O Ministério da Saúde anunciou também na terça que assinou contrato com o Instituto Butantan para obter mais 54 milhões de doses da Coronavac.

Somadas a outras 46 milhões já contratadas, o governo prevê a distribuição de 100 milhões de doses da vacina pelo país até setembro.

Em nota, o Ministério diz que tinha a opção de comprar essa remessa até 30 de maio, mas preferiu adiantar a confirmação. As 46 milhões de doses anteriores já começaram a ser entregues em 18 de janeiro.

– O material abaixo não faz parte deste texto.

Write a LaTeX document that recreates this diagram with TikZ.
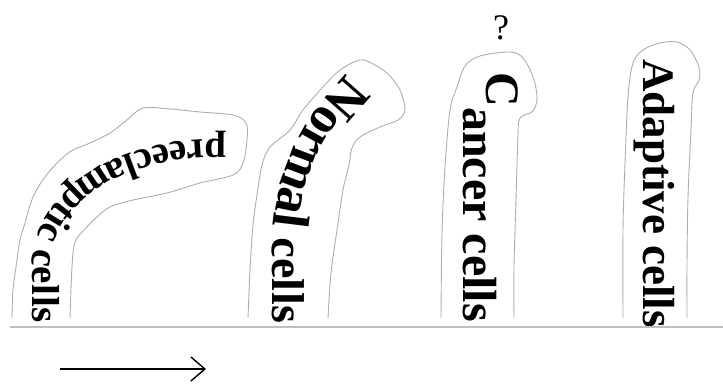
\documentclass[tikz,border=0pt]{standalone}
\usepackage{fontspec}
\setmainfont{Liberation Serif}
\usetikzlibrary{decorations.text,arrows.meta}
\begin{document}
\begin{tikzpicture}[x=1pt,y=-1pt,
  outline/.style={draw=black!32, line width=0.9pt},
  vlabel/.style={rotate=-90, anchor=base west, inner sep=0pt, font=\bfseries\fontsize{48}{48}\selectfont}]
\useasboundingbox (0,0) rectangle (723,388);
% outlines
\draw[outline] plot[smooth, tension=0.55] coordinates {(12,318) (13,290) (17,260) (20,240) (25,223) (33,197) (45,177) (60,160) (73,150) (90,143) (110,133) (127,120) (143,108) (170,109) (200,112) (233,115) (246,123) (247,140) (243,163) (233,175) (200,183) (167,193) (133,200) (110,207) (97,217) (85,229) (75,242) (72,267) (70,318)};
\draw[outline] plot[smooth, tension=0.55] coordinates {(248,318) (250,270) (253,225) (257,195) (262,165) (270,147) (290,130) (303,110) (323,87) (340,70) (360,60) (373,64) (388,74) (400,90) (405,110) (398,120) (380,127) (360,137) (352,148) (349,165) (343,190) (337,230) (331,273) (328,318)};
\draw[outline] plot[smooth, tension=0.55] coordinates {(441,318) (442,233) (445,167) (450,110) (457,87) (465,66) (480,56) (510,52) (523,58) (533,77) (537,97) (533,111) (520,118) (518,135) (516,200) (514,267) (514,318)};
\draw[outline] plot[smooth, tension=0.55] coordinates {(623,318) (623,230) (625,163) (628,97) (633,63) (643,50) (660,43) (677,42) (690,50) (699,67) (699,80) (693,93) (691,130) (688,197) (687,263) (687,318)};
% curved labels
\path[decorate, decoration={text along path, text align={fit to path},
  text={|\bfseries\fontsize{39}{39}\selectfont|preeclamptic cells}}]
  (226,140) .. controls (120,135) and (35,190) .. (32,265) -- (32,323);
\path[decorate, decoration={text along path, text align={fit to path},
  text={|\bfseries\fontsize{52}{52}\selectfont|Normal|\bfseries\fontsize{46}{46}\selectfont| cells}}]
  (347,74) .. controls (296,126) and (273,180) .. (272,250) -- (272,323);
% straight labels
\node[vlabel] (cancerC) at (486,72) {C};
\node[vlabel] (cancer) at (463,107) {ancer cells};
\node[vlabel, font=\bfseries\fontsize{45}{45}\selectfont] (adaptive) at (643,59) {Adaptive cells};
\node[inner sep=0pt, anchor=base, font=\fontsize{36}{36}\selectfont] (q) at (501,39) {?};
% ground line and arrow
\coordinate (g1) at (10,327);
\coordinate (g2) at (723,327);
\draw[black!25, line width=1.2pt] (g1) -- (g2);
\coordinate (a1) at (60,369);
\coordinate (a2) at (206,369);
\draw[line width=1.4pt, -{Straight Barb[length=14pt, width=24pt, line width=1.4pt]}] (a1) -- (a2);
\end{tikzpicture}
\end{document}
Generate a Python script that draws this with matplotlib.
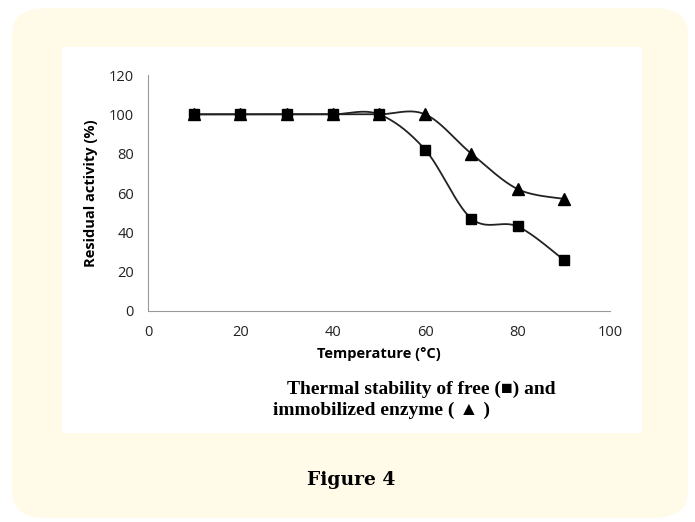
import numpy as np
import matplotlib
matplotlib.use("Agg")
import matplotlib.pyplot as plt
from matplotlib.patches import FancyBboxPatch, Rectangle

temps = [10, 20, 30, 40, 50, 60, 70, 80, 90]
free_act = [100, 100, 100, 100, 100, 82, 47, 43, 26]
immob_act = [100, 100, 100, 100, 100, 100, 80, 62, 57]
xticks = [0, 20, 40, 60, 80, 100]
yticks = [0, 20, 40, 60, 80, 100, 120]


def smooth(x, y, n=30, t=0.5):
    # excel-like smoothed line (catmull-rom through the points)
    x = np.asarray(x, float)
    y = np.asarray(y, float)
    px = np.concatenate([[x[0]], x, [x[-1]]])
    py = np.concatenate([[y[0]], y, [y[-1]]])
    xs, ys = [], []
    s = np.linspace(0, 1, n)
    for i in range(1, len(px) - 2):
        p0 = np.array([px[i - 1], py[i - 1]])
        p1 = np.array([px[i], py[i]])
        p2 = np.array([px[i + 1], py[i + 1]])
        p3 = np.array([px[i + 2], py[i + 2]])
        c1 = p1 + (p2 - p0) * t / 3
        c2 = p2 - (p3 - p1) * t / 3
        for u in s:
            b = ((1 - u) ** 3) * p1 + 3 * ((1 - u) ** 2) * u * c1 + 3 * (1 - u) * u * u * c2 + u ** 3 * p2
            xs.append(b[0])
            ys.append(b[1])
    return xs, ys


fig = plt.figure(figsize=(6.95, 5.22), dpi=100)
fig.patch.set_facecolor("white")

W, H = 695, 522
box = FancyBboxPatch((12 / W, 4 / H), 676 / W, 510 / H,
                     boxstyle="round,pad=0,rounding_size=0.05",
                     transform=fig.transFigure, facecolor="#fffbe8",
                     edgecolor="none", zorder=0)
fig.patches.append(box)
inner = Rectangle((62 / W, 1 - 433 / H), 580 / W, 386 / H,
                  transform=fig.transFigure, facecolor="white",
                  edgecolor="none", zorder=0.5)
fig.patches.append(inner)

ax = fig.add_axes([148 / W, 1 - 311 / H, 462 / W, 236 / H])
ax.set_zorder(3)
ax.set_facecolor("none")

sx, sy = smooth(temps, free_act)
ax.plot(sx, sy, color="#222222", lw=1.3, zorder=2)
sx, sy = smooth(temps, immob_act)
ax.plot(sx, sy, color="#222222", lw=1.3, zorder=2)
ax.plot(temps, free_act, ls="none", marker="s", ms=7.5, color="black", zorder=3)
ax.plot(temps, immob_act, ls="none", marker="^", ms=9, color="black", zorder=3)

ax.set_xlim(0, 100)
ax.set_ylim(0, 120)
ax.set_xticks(xticks)
ax.set_yticks(yticks)
ax.tick_params(length=0, labelsize=10.5, pad=10, labelcolor="#222222")
for lab in ax.get_xticklabels() + ax.get_yticklabels():
    lab.set_fontfamily("Open Sans")
for side in ["top", "right"]:
    ax.spines[side].set_visible(False)
for side in ["left", "bottom"]:
    ax.spines[side].set_color("#999999")
    ax.spines[side].set_linewidth(0.8)

ax.set_xlabel("Temperature (°C)", fontsize=10.5, fontweight="bold",
              fontfamily="Open Sans", labelpad=5)
ax.set_ylabel("Residual activity (%)", fontsize=10.5, fontweight="bold",
              fontfamily="Open Sans", labelpad=8)

fig.text(287 / W, 1 - 389 / H, "Thermal stability of free (■) and",
         fontsize=14, fontweight="bold", family=["Liberation Serif", "DejaVu Sans"],
         ha="left", va="center", zorder=4)
fig.text(273 / W, 1 - 410 / H, "immobilized enzyme ( ▲ )",
         fontsize=14, fontweight="bold", family=["Liberation Serif", "DejaVu Sans"],
         ha="left", va="center", zorder=4)
fig.text(351 / W, 1 - 480 / H, "Figure 4", fontsize=13.5, fontweight="bold",
         family="DejaVu Serif", ha="center", va="center", zorder=4)

fig.savefig("out.png", dpi=100)
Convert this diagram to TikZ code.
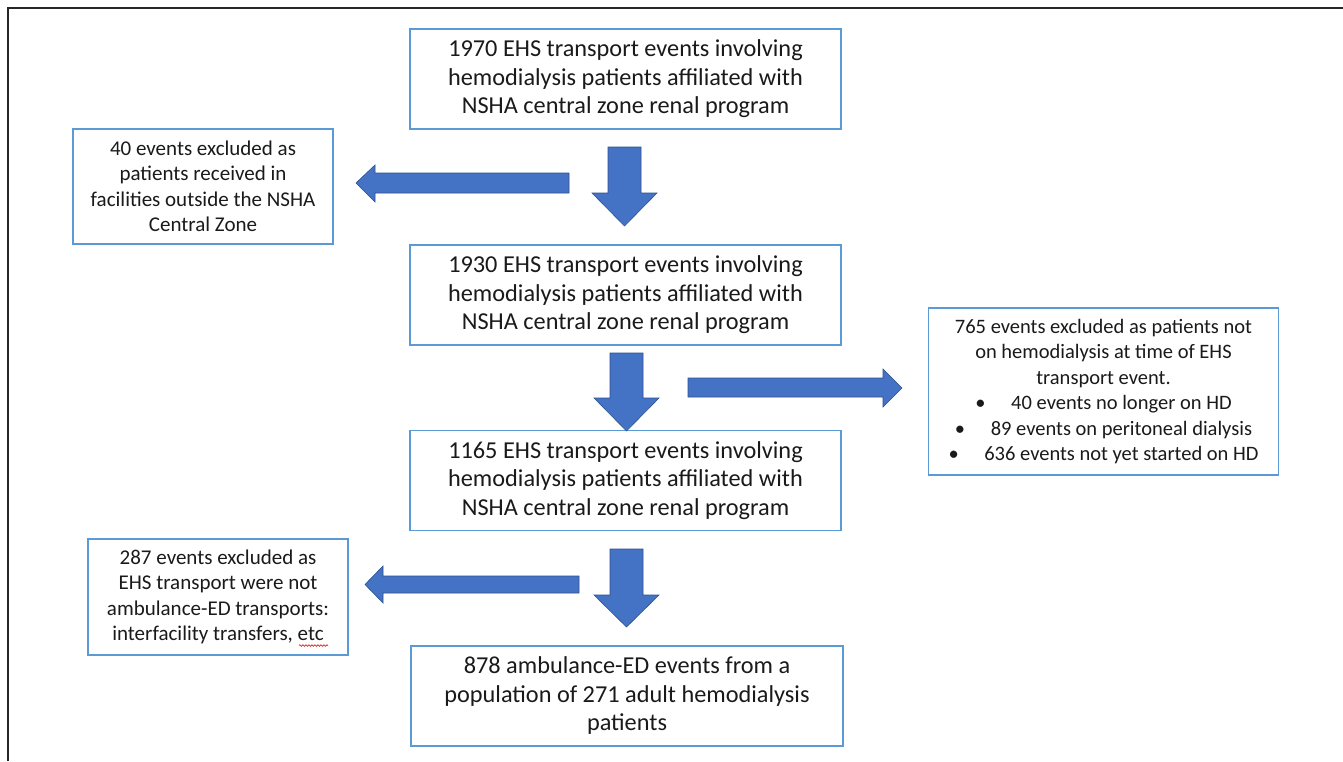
\documentclass[tikz,border=0pt]{standalone}
\usepackage{fontspec}
\setmainfont{Carlito}
\usetikzlibrary{decorations.pathmorphing}
\definecolor{boxblue}{HTML}{5B9BD5}
\definecolor{arrfill}{HTML}{4472C4}
\definecolor{arrline}{HTML}{2F528F}
\definecolor{txt}{HTML}{1A1A1A}
\begin{document}
\begin{tikzpicture}[x=1pt,y=-1pt,
  mainbox/.style={draw=boxblue,line width=1.4pt,fill=white,align=center,text=txt,
    font=\fontsize{24.3}{28.5}\selectfont,inner sep=0pt,minimum width=431pt,minimum height=100pt},
  sidebox/.style={draw=boxblue,line width=1.4pt,fill=white,align=center,text=txt,
    font=\fontsize{21}{25.5}\selectfont,inner sep=0pt},
  blockarrow/.style={fill=arrfill,draw=arrline,line width=0.6pt,line join=miter}]
\useasboundingbox (0,0) rectangle (1343,761);
\fill[white] (0,0) rectangle (1343,761);
% frame
\draw[line width=2pt,black!85] (8,761) -- (8,8) -- (1343,8);

% main boxes
\node[mainbox] (b1) at (625.5,79) {1970 EHS transport events involving\\hemodialysis patients affiliated with\\NSHA central zone renal program};
\node[mainbox] (b2) at (625.5,295) {1930 EHS transport events involving\\hemodialysis patients affiliated with\\NSHA central zone renal program};
\node[mainbox] (b3) at (625.5,480.5) {1165 EHS transport events involving\\hemodialysis patients affiliated with\\NSHA central zone renal program};
\node[mainbox,minimum width=432pt] (b4) at (627,696) {878 ambulance-ED events from a\\population of 271 adult hemodialysis\\patients};

% side boxes
\node[sidebox,minimum width=260pt,minimum height=115pt] (e1) at (203,186.5) {40 events excluded as\\patients received in\\facilities outside the NSHA\\Central Zone};
\node[sidebox,font=\fontsize{20.5}{25.5}\selectfont,minimum width=350pt,minimum height=167pt] (e2) at (1103.5,391.5) {765 events excluded as patients not\\on hemodialysis at time of EHS\\transport event.\\
\textbullet\hspace{1.25em}40 events no longer on HD\\
\textbullet\hspace{1.25em}89 events on peritoneal dialysis\\
\textbullet\hspace{1.25em}636 events not yet started on HD};
\node[sidebox,minimum width=260pt,minimum height=116pt] (e3) at (218,597) {287 events excluded as\\EHS transport were not\\ambulance-ED transports:\\interfacility transfers, etc};

% spell-check squiggle under "etc"
\coordinate (sq1) at (299,645.5);
\coordinate (sq2) at (328,645.5);
\draw[red!85!black,line width=0.6pt,decorate,decoration={snake,amplitude=0.8pt,segment length=3pt}] (sq1) -- (sq2);

% down arrows
\draw[blockarrow] (608,147) -- (641,147) -- (641,193) -- (657,193) -- (624.5,226) -- (592,193) -- (608,193) -- cycle;
\draw[blockarrow] (610,353) -- (643,353) -- (643,398) -- (659,398) -- (626.5,431) -- (594,398) -- (610,398) -- cycle;
\draw[blockarrow] (610,549) -- (643,549) -- (643,595) -- (659,595) -- (626.5,627) -- (594,595) -- (610,595) -- cycle;

% side arrows
\draw[blockarrow] (569,173) -- (569,193) -- (375,193) -- (375,202) -- (356,183) -- (375,165) -- (375,173) -- cycle;
\draw[blockarrow] (688,378) -- (883,378) -- (883,369) -- (902,388) -- (883,407) -- (883,397) -- (688,397) -- cycle;
\draw[blockarrow] (579,576) -- (579,593) -- (383,593) -- (383,603) -- (365,584.5) -- (383,566) -- (383,576) -- cycle;
\end{tikzpicture}
\end{document}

Além da Coronavac, o governo prevê a chegada de 42,5 milhões de doses de vacinas fornecidas pelo Consórcio Covax Facility. A Fundação Oswaldo Cruz também está encarregada de entregar 222,4 milhões da vacina de Oxford.

Padilha alerta que o Brasil precisa imunizar, até o fim do inverno em meados de agosto, 160 milhões de brasileiros.

“O Brasil deve ter volume de vacinas até agosto para vacinar 160 milhões de brasileiros e é possível fazer isso. Para isso, precisa incorporar todas as vacinas que estão autorizadas em outros países”, diz.

Para alcançar a meta, o ex-ministro defende o texto da MP que chega à Câmara nesta semana. “Precisamos de mecanismos ágeis. Ninguém pode ficar em uma situação confortável com o Brasil, com o tamanho que tem, tenha duas vacinas autorizadas emergencialmente”, afirma.

“É um mecanismo que ultrapassa esses rituais burocráticos que existem em tempos normais, mas que precisam ser ultrapassados na pandemia”.